-- Begin SOURCE DATA --

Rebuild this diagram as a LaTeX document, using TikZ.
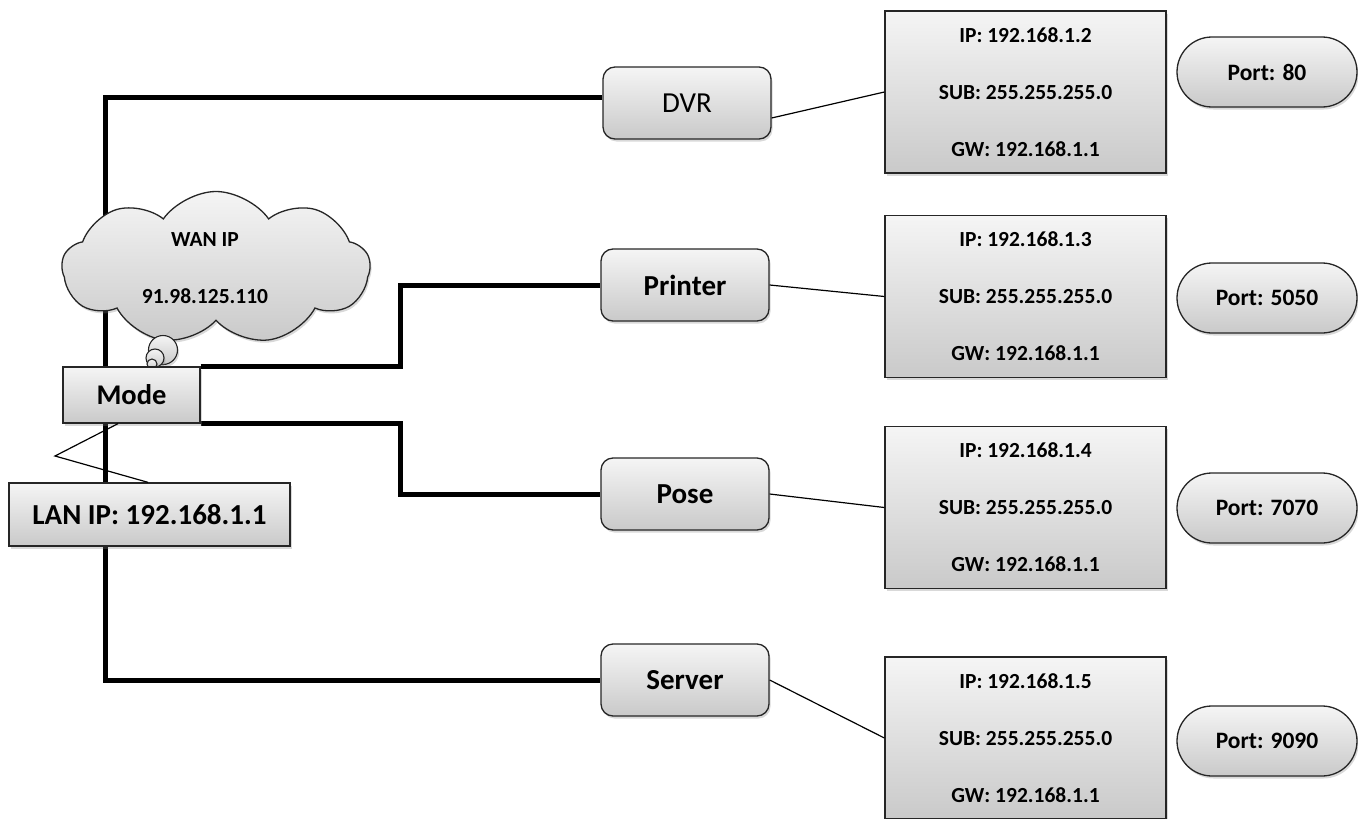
\documentclass[tikz,border=0pt]{standalone}
\usepackage{fontspec}
\setmainfont{Carlito}
\usepackage{tikz}
\usetikzlibrary{shapes.symbols,shadows,backgrounds}

\begin{document}
\begin{tikzpicture}[x=1pt,y=-1pt,
  box/.style={draw=black!85,line width=1.3pt,top color=gray!8,bottom color=gray!42,
    drop shadow={opacity=0.3,shadow xshift=1.5pt,shadow yshift=-2.5pt}},
  device node/.style={box,rectangle,rounded corners=12pt,minimum width=168pt,minimum height=72pt,
    inner sep=0pt,font=\fontsize{29}{33}\selectfont\bfseries},
  info node/.style={box,rectangle,minimum width=281pt,minimum height=162pt,inner sep=0pt,
    align=center,font=\fontsize{21.5}{25}\selectfont\bfseries},
  port node/.style={box,rectangle,rounded corners=35pt,minimum width=180pt,minimum height=70pt,
    inner sep=0pt,font=\fontsize{23.5}{27}\selectfont\bfseries},
  modem node/.style={box,rectangle,inner sep=0pt,font=\fontsize{28.5}{32}\selectfont\bfseries},
  bubble node/.style={box,circle,inner sep=0pt,line width=1.1pt},
  wire/.style={line width=5pt},
  link/.style={line width=1.2pt}]
  \useasboundingbox (0,0) rectangle (1358,819);

  % WAN side
  \node[box,cloud,cloud puffs=9,cloud puff arc=110,aspect=2,minimum width=308pt,minimum height=153pt,inner sep=0pt] (wan) at (216,268) {};
  \node[font=\fontsize{21.5}{25}\selectfont\bfseries,align=center] (wantext) at (205,268) {WAN IP\\[32pt]91.98.125.110};
  \node[bubble node,minimum size=29pt] (b1) at (163,350) {};
  \node[bubble node,minimum size=18pt] (b2) at (155,358) {};
  \node[bubble node,minimum size=10pt] (b3) at (152,364) {};

  \node[modem node,minimum width=137pt,minimum height=56pt] (modem) at (131.5,395) {Mode};
  \node[modem node,minimum width=281pt,minimum height=63pt,font=\fontsize{29}{33}\selectfont\bfseries] (lan) at (149.5,514.5) {LAN IP: 192.168.1.1};
  \coordinate (tail) at (55,456);
  \draw[link] ([xshift=-13.5pt]modem.south) -- (tail) -- ([xshift=-1.5pt]lan.north);

  % devices
  \node[device node,font=\fontsize{29}{33}\selectfont] (dvr) at (687,103) {DVR};
  \node[device node] (printer) at (685,285) {Printer};
  \node[device node] (pose) at (685,494) {Pose};
  \node[device node] (server) at (685,680) {Server};

  % addresses
  \node[info node] (ip1) at (1025.5,92) {IP: 192.168.1.2\\[32pt]SUB: 255.255.255.0\\[32pt]GW: 192.168.1.1};
  \node[info node] (ip2) at (1025.5,296.5) {IP: 192.168.1.3\\[32pt]SUB: 255.255.255.0\\[32pt]GW: 192.168.1.1};
  \node[info node] (ip3) at (1025.5,507.5) {IP: 192.168.1.4\\[32pt]SUB: 255.255.255.0\\[32pt]GW: 192.168.1.1};
  \node[info node] (ip4) at (1025.5,738) {IP: 192.168.1.5\\[32pt]SUB: 255.255.255.0\\[32pt]GW: 192.168.1.1};

  \node[port node] (p80) at (1267,72) {Port: 80};
  \node[port node] (p5050) at (1267,298) {Port: 5050};
  \node[port node] (p7070) at (1267,508) {Port: 7070};
  \node[port node] (p9090) at (1267,741) {Port: 9090};

  \begin{scope}[on background layer]
    \coordinate (trunk) at (105,680);
    \draw[wire] ([yshift=6pt]dvr.west) -| (trunk) -- (server.west);
    \draw[wire] (modem.north east) -- ++(200,0) |- (printer.west);
    \draw[wire] (modem.south east) -- ++(200,0) |- (pose.west);
  \end{scope}

  \draw[link] ([yshift=-15pt]dvr.east) -- (ip1.west);
  \draw[link] (printer.east) -- (ip2.west);
  \draw[link] (pose.east) -- (ip3.west);
  \draw[link] (server.east) -- (ip4.west);
\end{tikzpicture}
\end{document}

-- End SOURCE DATA --

**TO DO**:
From the listing, extract all text exactly as given and drop any picture.

**PROBLEM SOLUTION**:
Rebuild this diagram as a LaTeX document, using TikZ.
\documentclass[tikz,border=0pt]{standalone}
\usepackage{fontspec}
\setmainfont{Carlito}
\usepackage{tikz}
\usetikzlibrary{shapes.symbols,shadows,backgrounds}

\begin{document}
\begin{tikzpicture}[x=1pt,y=-1pt,
  box/.style={draw=black!85,line width=1.3pt,top color=gray!8,bottom color=gray!42,
    drop shadow={opacity=0.3,shadow xshift=1.5pt,shadow yshift=-2.5pt}},
  device node/.style={box,rectangle,rounded corners=12pt,minimum width=168pt,minimum height=72pt,
    inner sep=0pt,font=\fontsize{29}{33}\selectfont\bfseries},
  info node/.style={box,rectangle,minimum width=281pt,minimum height=162pt,inner sep=0pt,
    align=center,font=\fontsize{21.5}{25}\selectfont\bfseries},
  port node/.style={box,rectangle,rounded corners=35pt,minimum width=180pt,minimum height=70pt,
    inner sep=0pt,font=\fontsize{23.5}{27}\selectfont\bfseries},
  modem node/.style={box,rectangle,inner sep=0pt,font=\fontsize{28.5}{32}\selectfont\bfseries},
  bubble node/.style={box,circle,inner sep=0pt,line width=1.1pt},
  wire/.style={line width=5pt},
  link/.style={line width=1.2pt}]
  \useasboundingbox (0,0) rectangle (1358,819);

  % WAN side
  \node[box,cloud,cloud puffs=9,cloud puff arc=110,aspect=2,minimum width=308pt,minimum height=153pt,inner sep=0pt] (wan) at (216,268) {};
  \node[font=\fontsize{21.5}{25}\selectfont\bfseries,align=center] (wantext) at (205,268) {WAN IP\\[32pt]91.98.125.110};
  \node[bubble node,minimum size=29pt] (b1) at (163,350) {};
  \node[bubble node,minimum size=18pt] (b2) at (155,358) {};
  \node[bubble node,minimum size=10pt] (b3) at (152,364) {};

  \node[modem node,minimum width=137pt,minimum height=56pt] (modem) at (131.5,395) {Mode};
  \node[modem node,minimum width=281pt,minimum height=63pt,font=\fontsize{29}{33}\selectfont\bfseries] (lan) at (149.5,514.5) {LAN IP: 192.168.1.1};
  \coordinate (tail) at (55,456);
  \draw[link] ([xshift=-13.5pt]modem.south) -- (tail) -- ([xshift=-1.5pt]lan.north);

  % devices
  \node[device node,font=\fontsize{29}{33}\selectfont] (dvr) at (687,103) {DVR};
  \node[device node] (printer) at (685,285) {Printer};
  \node[device node] (pose) at (685,494) {Pose};
  \node[device node] (server) at (685,680) {Server};

  % addresses
  \node[info node] (ip1) at (1025.5,92) {IP: 192.168.1.2\\[32pt]SUB: 255.255.255.0\\[32pt]GW: 192.168.1.1};
  \node[info node] (ip2) at (1025.5,296.5) {IP: 192.168.1.3\\[32pt]SUB: 255.255.255.0\\[32pt]GW: 192.168.1.1};
  \node[info node] (ip3) at (1025.5,507.5) {IP: 192.168.1.4\\[32pt]SUB: 255.255.255.0\\[32pt]GW: 192.168.1.1};
  \node[info node] (ip4) at (1025.5,738) {IP: 192.168.1.5\\[32pt]SUB: 255.255.255.0\\[32pt]GW: 192.168.1.1};

  \node[port node] (p80) at (1267,72) {Port: 80};
  \node[port node] (p5050) at (1267,298) {Port: 5050};
  \node[port node] (p7070) at (1267,508) {Port: 7070};
  \node[port node] (p9090) at (1267,741) {Port: 9090};

  \begin{scope}[on background layer]
    \coordinate (trunk) at (105,680);
    \draw[wire] ([yshift=6pt]dvr.west) -| (trunk) -- (server.west);
    \draw[wire] (modem.north east) -- ++(200,0) |- (printer.west);
    \draw[wire] (modem.south east) -- ++(200,0) |- (pose.west);
  \end{scope}

  \draw[link] ([yshift=-15pt]dvr.east) -- (ip1.west);
  \draw[link] (printer.east) -- (ip2.west);
  \draw[link] (pose.east) -- (ip3.west);
  \draw[link] (server.east) -- (ip4.west);
\end{tikzpicture}
\end{document}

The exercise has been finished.